The Royal Commission has handed down its report. It’s certainly put a blowtorch on the practices of some of our banks but that was hardly a revelation. In 1991 Peter Burke wrote You can Bank on the Wails, a series of anecdotes about bad behaviour by banks, and in 2001 Graeme Hand wrote Naked Among Cannibals, which explored “ how Australian banks have lost the trust and respect of their customers”. In my own book 25 years of Whitt and Wisdom there is a 97 page section “Enemies of Wealth.” The sub-section on the banks is entitled “Banks Forever Gouging”.
For years I have been campaigning against the shameful practice of increasing the interest rate the moment a loan gets in arrears, but I can’t see where that gets a mention in the commission’s report.
But what does concern me is the proposal to ban trailing fees for mortgage brokers. While this has been welcomed in certain sectors, there is a general ignorance of the purpose of trailing fees and how they work. It’s a quirk of human nature that most people have no problem with expenses that are deducted but hate to receive a separate invoice. The classic case is the group certificate. Nobody seems to worry when $20,000 is deducted in tax, but they will scream to high heaven if they are asked to write a cheque for $500 to the tax man.
When the financial services industry was in its infancy the main remuneration was by an upfront commission. The problem with this was that the business had no recurring income and was solely dependent on chasing new business just to stay afloat. This created the problem of how to charge a person who wanted ongoing advice from time to time.
It was unsustainable and eventually upfront commissions were slashed, and a trail fee introduced in lieu. This gave the business a basic income to rely on, while enabling it to provide ongoing service to their clients without issuing a new invoice. This is a different model to say a law office who I am reliably told will charge $49 just to open an email.

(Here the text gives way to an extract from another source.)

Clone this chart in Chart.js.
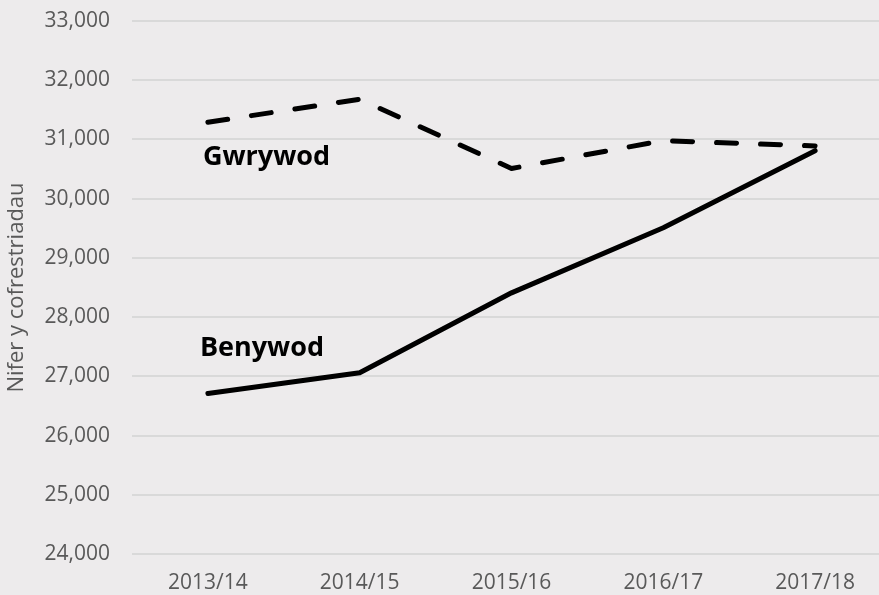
<!DOCTYPE html>
<html>
<head>
<meta charset="utf-8">
<script src="https://cdn.jsdelivr.net/npm/chart.js@4.4.1/dist/chart.umd.min.js"></script>
<style>
  html, body { margin: 0; padding: 0; background: #EDEBEC; overflow: hidden; width: 879px; height: 595px; }
  #wrap { width: 891px; height: 595px; }
</style>
</head>
<body>
<div id="wrap"><canvas id="c" width="891" height="595"></canvas></div>
<script>
const categories = ['2013/14', '2014/15', '2015/16', '2016/17', '2017/18'];
const gwrywod = [31290, 31680, 30510, 30980, 30890];
const benywod = [26710, 27060, 28410, 29510, 30810];
const seriesNames = ['Gwrywod', 'Benywod'];
const axisTitle = 'Nifer y cofrestriadau';
const yMin = 24000, yMax = 33000, yStep = 1000;

const FONT = "'Open Sans', 'Liberation Sans', sans-serif";

const inlineLabels = {
  id: 'inlineLabels',
  afterDatasetsDraw(chart) {
    const { ctx, scales: { x, y } } = chart;
    const spots = [
      { text: seriesNames[0], xi: 0, dx: -5, v: 30705 },
      { text: seriesNames[1], xi: 0, dx: -8, v: 27480 }
    ];
    ctx.save();
    ctx.font = "bold 27px " + FONT;
    ctx.fillStyle = '#000';
    ctx.textAlign = 'left';
    ctx.textBaseline = 'middle';
    spots.forEach(s => {
      ctx.fillText(s.text, x.getPixelForValue(s.xi) + s.dx, y.getPixelForValue(s.v));
    });
    ctx.restore();
  }
};

new Chart(document.getElementById('c'), {
  type: 'line',
  data: {
    labels: categories,
    datasets: [
      {
        label: seriesNames[0],
        data: gwrywod,
        borderColor: '#000',
        borderWidth: 5,
        borderDash: [20, 24],
        borderCapStyle: 'round',
        borderJoinStyle: 'round',
        pointRadius: 0,
        tension: 0,
        fill: false
      },
      {
        label: seriesNames[1],
        data: benywod,
        borderColor: '#000',
        borderWidth: 5,
        borderCapStyle: 'round',
        borderJoinStyle: 'round',
        pointRadius: 0,
        tension: 0,
        fill: false
      }
    ]
  },
  options: {
    responsive: false,
    animation: false,
    layout: { padding: { top: 21, left: 0, right: 0, bottom: 0 } },
    plugins: {
      legend: { display: false },
      tooltip: { enabled: false }
    },
    scales: {
      x: {
        offset: true,
        grid: { display: false, drawTicks: false },
        border: { display: false },
        ticks: {
          color: '#595959',
          font: { family: FONT, size: 21 },
          padding: 16,
          maxRotation: 0
        },
        afterFit(scale) { scale.height = 41; }
      },
      y: {
        min: yMin,
        max: yMax,
        grid: { color: '#D9D9D9', lineWidth: 2, drawTicks: false },
        border: { display: false },
        ticks: {
          stepSize: yStep,
          color: '#595959',
          font: { family: FONT, size: 21 },
          padding: 22,
          callback: v => v.toLocaleString('en-US')
        },
        title: {
          display: true,
          text: axisTitle,
          color: '#595959',
          font: { family: FONT, size: 22 },
          padding: { top: 4, bottom: 0 }
        },
        afterFit(scale) {
          scale.width = 132;
          scale.paddingTop = 0;
          scale.paddingBottom = 0;
        }
      }
    }
  },
  plugins: [inlineLabels]
});
</script>
</body>
</html>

I received a great insight into the mortgage broking business last month when I was researching borrowing for the family home. The options were overwhelming, the criteria for loan eligibility was inconsistent and confusing, the loan rate varied from lender to lender and the most suitable lender often turned on whether the borrower could meet certain eligibility criteria. My conclusion was to get a mortgage broker – it’s too hard to do on your own.
A mortgage broker tells me that on a $400,000 loan he would receive an upfront commission of .6%, $2400 paid for by the bank and which could be clawed back if the loan was paid out within three years from establishment. The lender would pay the broker a trail fee of .15%, $600, as compensation for providing advice to the borrower as needed.
This could include advice about moving to a fixed rate, the situation if there was a change of employment, what could happen to the loan if the borrower moved interstate, negotiating a better rate with their existing lender instead of changing banks, and what would be the best way to finance a change in residence, or the acquisition of an investment property.
The Royal Commission has recommended that this system be scrapped, and applicants who wish to use a mortgage broker will have to pay an upfront fee – and if they can’t pay, it could be added to the loan!
Well, you know what’s going to happen. No young couple looking for a loan will be prepared to fork out over $2000 to a mortgage broker to research the market and find out the best deal. Instead, they will go on-line to look for what appears to be the best deal and jump in.
The banks will have a field day. Without a mortgage broker as an intermediary to keep them honest the hapless borrower will be at their mercy. Expect a return to establishment fees, and even more complex products.
When the Royal Commission was taking place the values of bank shares were slashed. It speaks volumes that as soon as the market opened last Tuesday morning bank shares were up around 5%. I rest my case.